Sarıkamış Harekâtı tarihimizde yaşadığımız büyük mağlubiyetlerden biridir. Fakat ilki değildir. Biz bu savaşı Çarlık Rusya’sına karşı kaybettik. Ançak 1677–1918 yılları arasında Rusya ile toplam 13 defa savaştığımız bunların her birinde binlerce kayıp verdiğimiz ve çoğunsunda (Rusları diğer devletlerin de desteklemesi sonucu) mağlup olduğumuz tarih kitaplarında yazılıdır.
Sarıkamış savaşı 1.dünya savaşı içerisinde yaşanmıştır. Dünya savaşı sona erdiğinde Osmanlının toplam kaybının 1 milyon kişinin üzerinde olduğu tahmin edilmektedir.
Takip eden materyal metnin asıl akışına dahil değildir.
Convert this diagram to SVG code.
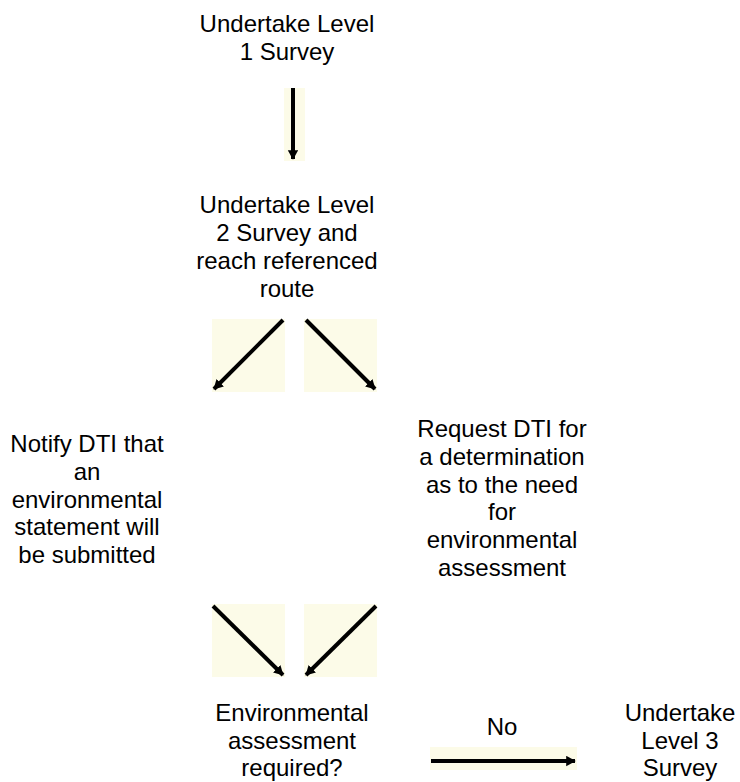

Sarıkamış’ta kaybımızın birçok kaynakta 90 bin kişi olarak gösterilmesine rağmen, bazı tarihçiler bu sayının oldukça abartıldığını ve gerçek kaybın 15–20 bin civarında olduğunu yazmaktadırlar. Tarihçiler bu sayının cumhuriyetin ilk yıllarında milli duyguları artırmak için propaganda aracı olarak kullanıldığını ileri sürmektedirler.90 bin rakamının 1914–1920 yılları arasında Birinci dünya savaşı ve ardından Ermenilere karşı verilen Kars savaşı sonucu ölen kişi sayısına denk gelebileceği de ifade edilmektedir.
.
Bununla birlikte tarihi zaferlerle dolu Türk Milletinin yaptığı savaşlarda kazansın veya kaybetsin binlerce kaybının olduğu savaşların kaçınılmaz sonucudur. Bir destan yazdığımız Çanakkale’de düşmana geçit vermedik fakat 250 bin şehit verdik. Bölücü terörle mücadelede de 30 bin insanımızı kaybetmedik mi?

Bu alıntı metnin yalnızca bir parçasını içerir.